Labour's creditable efforts to reform itself under Corbyn will mean relatively little if they are not a part of a program to reform Britain's political institutions, most urgently its Parliament. How can Parliament lead society against oppression when its leaders and its organisation effectively promotes sexism and institutional racism; generally blocks working class people from representation, continues to fertilise a vast swamp of Lords; all in the context of a tsunami of austerity for the rest? All this needs root and branch reconstruction.

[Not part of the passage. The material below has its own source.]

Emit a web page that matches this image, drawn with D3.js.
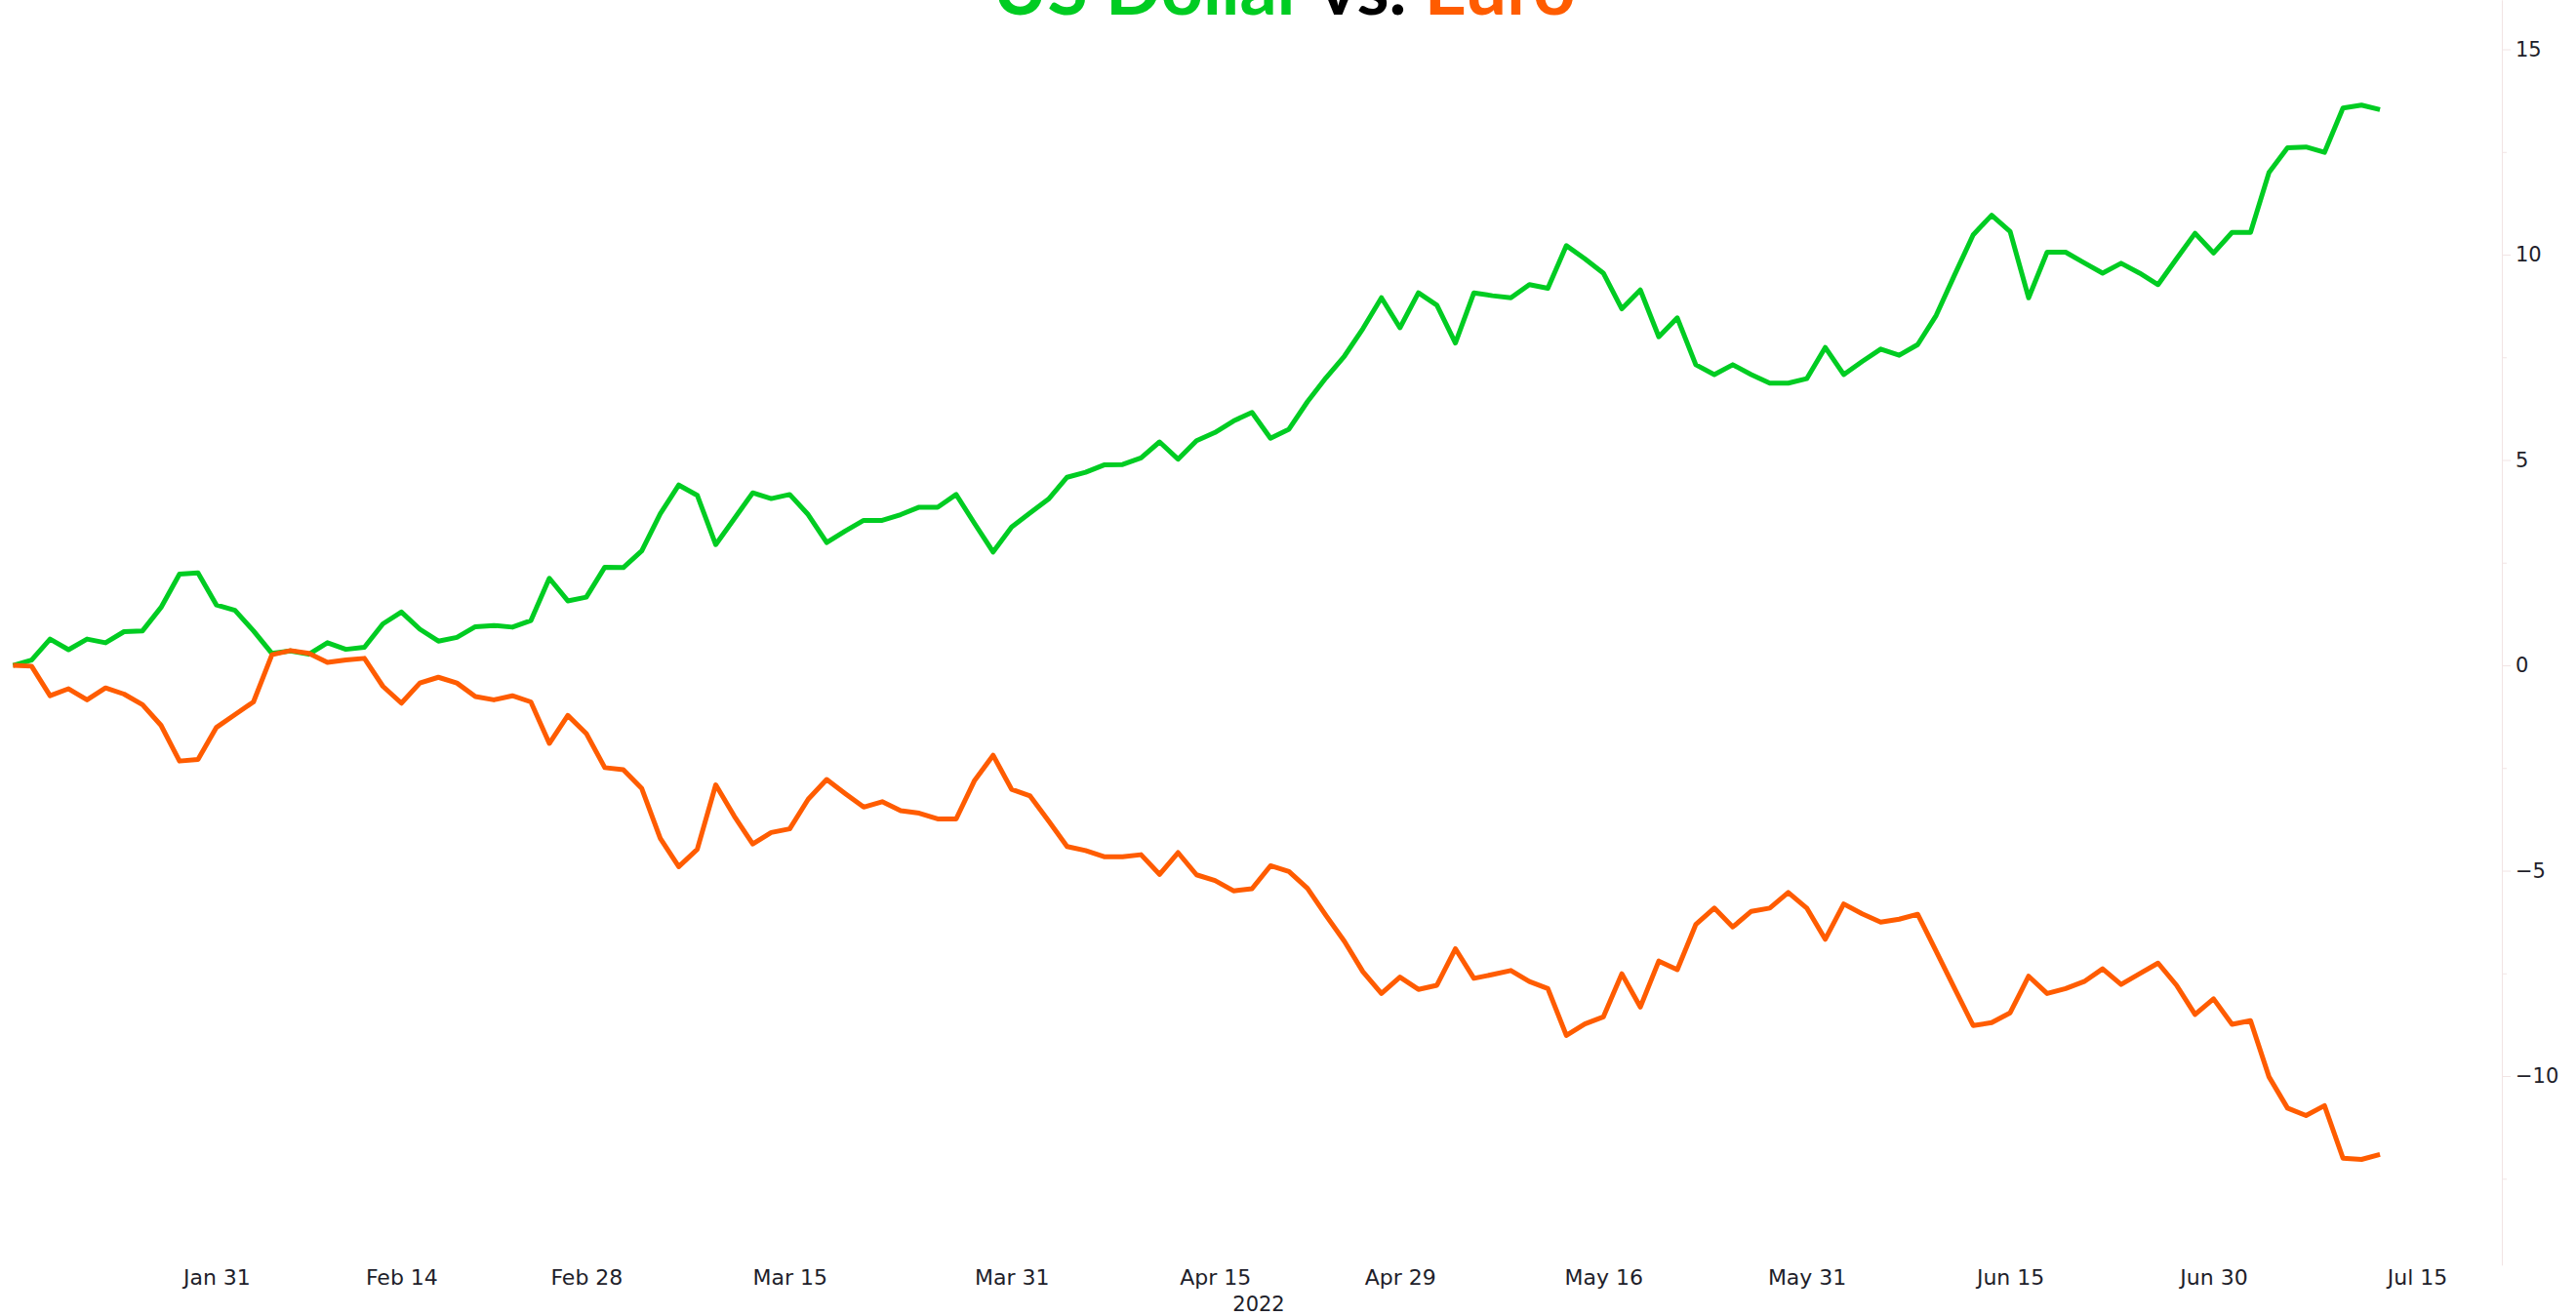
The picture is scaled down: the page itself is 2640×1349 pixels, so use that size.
<!DOCTYPE html>
<html>
<head>
<meta charset="utf-8">
<script src="https://cdn.jsdelivr.net/npm/d3@7"></script>
<style>
  html, body { margin: 0; padding: 0; background: #fff; }
  svg { display: block; }
</style>
</head>
<body>
<svg id="chart" width="2640" height="1349"></svg>
<script>
// ---- data ----
const startDate = "2022-01-14"; // first trading day shown (weekday series)
const usdChange = [0,0.13,0.64,0.38,0.64,0.55,0.82,0.84,1.41,2.22,2.25,1.47,1.34,0.84,0.29,0.35,0.27,0.55,0.39,0.44,
  1.01,1.30,0.88,0.59,0.68,0.94,0.97,0.93,1.09,2.12,1.57,1.66,2.39,2.38,2.79,3.69,4.39,4.14,2.94,3.57,
  4.20,4.06,4.16,3.67,2.99,3.27,3.53,3.53,3.67,3.85,3.85,4.16,3.45,2.76,3.37,3.71,4.05,4.58,4.70,4.88,
  4.89,5.05,5.44,5.02,5.47,5.67,5.95,6.16,5.53,5.75,6.42,7.00,7.53,8.20,8.95,8.22,9.07,8.77,7.85,9.07,
  9.00,8.95,9.27,9.18,10.22,9.90,9.55,8.68,9.14,8.00,8.46,7.32,7.08,7.32,7.08,6.87,6.87,6.98,7.74,7.08,
  7.40,7.70,7.55,7.81,8.52,9.51,10.48,10.96,10.56,8.95,10.06,10.06,9.80,9.55,9.79,9.55,9.27,9.90,10.52,10.04,
  10.54,10.54,12.00,12.60,12.62,12.49,13.57,13.64,13.53];
const eurChange = [0,-0.02,-0.74,-0.57,-0.84,-0.55,-0.70,-0.96,-1.46,-2.33,-2.29,-1.51,-1.20,-0.89,0.26,0.36,0.29,0.07,0.13,0.17,
  -0.51,-0.92,-0.43,-0.29,-0.43,-0.76,-0.84,-0.74,-0.89,-1.90,-1.22,-1.66,-2.49,-2.54,-3.00,-4.21,-4.90,-4.48,-2.91,-3.67,
  -4.35,-4.07,-3.98,-3.26,-2.78,-3.12,-3.45,-3.32,-3.54,-3.60,-3.74,-3.74,-2.80,-2.19,-3.02,-3.18,-3.79,-4.41,-4.51,-4.66,
  -4.66,-4.61,-5.09,-4.56,-5.10,-5.24,-5.49,-5.44,-4.88,-5.02,-5.43,-6.09,-6.72,-7.46,-7.99,-7.59,-7.89,-7.79,-6.90,-7.62,
  -7.53,-7.43,-7.70,-7.87,-9.01,-8.73,-8.56,-7.51,-8.32,-7.20,-7.41,-6.31,-5.91,-6.37,-5.99,-5.91,-5.53,-5.91,-6.67,-5.81,
  -6.05,-6.25,-6.18,-6.06,-6.96,-7.87,-8.77,-8.70,-8.46,-7.57,-7.99,-7.87,-7.70,-7.39,-7.77,-7.51,-7.25,-7.79,-8.50,-8.12,
  -8.74,-8.65,-10.02,-10.78,-10.96,-10.72,-12.00,-12.03,-11.91];
const xTickDates = ["2022-01-31","2022-02-14","2022-02-28","2022-03-15","2022-03-31","2022-04-15",
  "2022-04-29","2022-05-16","2022-05-31","2022-06-15","2022-06-30","2022-07-15"];
const xTickLabels = ["Jan 31","Feb 14","Feb 28","Mar 15","Mar 31","Apr 15",
  "Apr 29","May 16","May 31","Jun 15","Jun 30","Jul 15"];
const yMajorTicks = [-10,-5,0,5,10,15];
const yMinorTicks = [-12.5,-7.5,-2.5,2.5,7.5,12.5];
const yearLabel = "2022";
const titleParts = [["US Dollar","#00cc22"],[" vs. ","#000000"],["Euro","#ff5c00"]];
const seriesColors = {usd: "#00cc22", eur: "#ff5c00"};

// ---- helpers ----
const parse = d3.utcParse("%Y-%m-%d");
const t0 = parse(startDate);
function weekdayIndex(dateStr) {
  const t = parse(dateStr);
  const days = d3.utcDay.range(t0, t).filter(d => d.getUTCDay() !== 0 && d.getUTCDay() !== 6);
  return days.length;
}

const svg = d3.select("#chart");
const x = d3.scaleLinear().domain([0, 130]).range([13.4, 2477]);
const y = d3.scaleLinear().domain([-14.6, 16.2]).range([1296.7, 0]);

// ---- y axis (right) ----
const axisColor = "#f2e4e4";
const yMinor = svg.append("g").attr("transform", "translate(2564,0)")
  .call(d3.axisRight(y).tickValues(yMinorTicks).tickSize(5).tickSizeOuter(0).tickFormat(""));
yMinor.selectAll("line").attr("stroke", axisColor);
yMinor.select(".domain").attr("stroke", axisColor);

const yAx = svg.append("g").attr("transform", "translate(2564,0)")
  .call(d3.axisRight(y).tickValues(yMajorTicks).tickSize(9).tickSizeOuter(0).tickPadding(5));
yAx.select(".domain").attr("stroke", axisColor);
yAx.selectAll("line").attr("stroke", axisColor);
yAx.selectAll("text").attr("font-family", "DejaVu Sans").attr("font-size", 21).attr("fill", "#1e1e2a");

// ---- x axis (bottom labels only) ----
const xIdx = xTickDates.map(weekdayIndex);
const xAx = svg.append("g").attr("transform", "translate(0,1296)")
  .call(d3.axisBottom(x).tickValues(xIdx).tickFormat((d, i) => xTickLabels[i]).tickSize(0).tickPadding(5));
xAx.select(".domain").remove();
xAx.selectAll("text").attr("font-family", "DejaVu Sans").attr("font-size", 22).attr("fill", "#1e1e2a");

svg.append("text").attr("x", 1290).attr("y", 1344).attr("text-anchor", "middle")
  .attr("font-family", "DejaVu Sans").attr("font-size", 21).attr("fill", "#1e1e2a").text(yearLabel);

// ---- lines ----
const line = d3.line().x((d, i) => x(i)).y(d => y(d));
svg.append("path").datum(usdChange).attr("d", line).attr("fill", "none")
  .attr("stroke", seriesColors.usd).attr("stroke-width", 5).attr("stroke-linejoin", "round");
svg.append("path").datum(eurChange).attr("d", line).attr("fill", "none")
  .attr("stroke", seriesColors.eur).attr("stroke-width", 5).attr("stroke-linejoin", "round");

// ---- title (clipped at top, as in the reference) ----
const title = svg.append("text").attr("x", 1316).attr("y", 15).attr("text-anchor", "middle")
  .attr("font-family", "Lato").attr("font-weight", 700).attr("font-size", 100);
titleParts.forEach(([t, c]) => title.append("tspan").attr("fill", c).text(t));
const w = title.node().getComputedTextLength();
title.attr("font-size", 100 * 597 / w);
</script>
</body>
</html>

In this field too, Corbyn's Labour Party must take the issue to the people and their movements. Every vote should count. Until the political culture changes then we need quotas to ensure that women, that people of colour, that working class people represent our society in our political life. Corbyn's Labour has to play a key role in all this. But it will be the movements underway, the defenders of the NHS, the fighters for decent wages, the voices raised against racism that will re-inspire Britain's political institutions. 'None so fit to break the chains as those who wear them.' (Connelly.)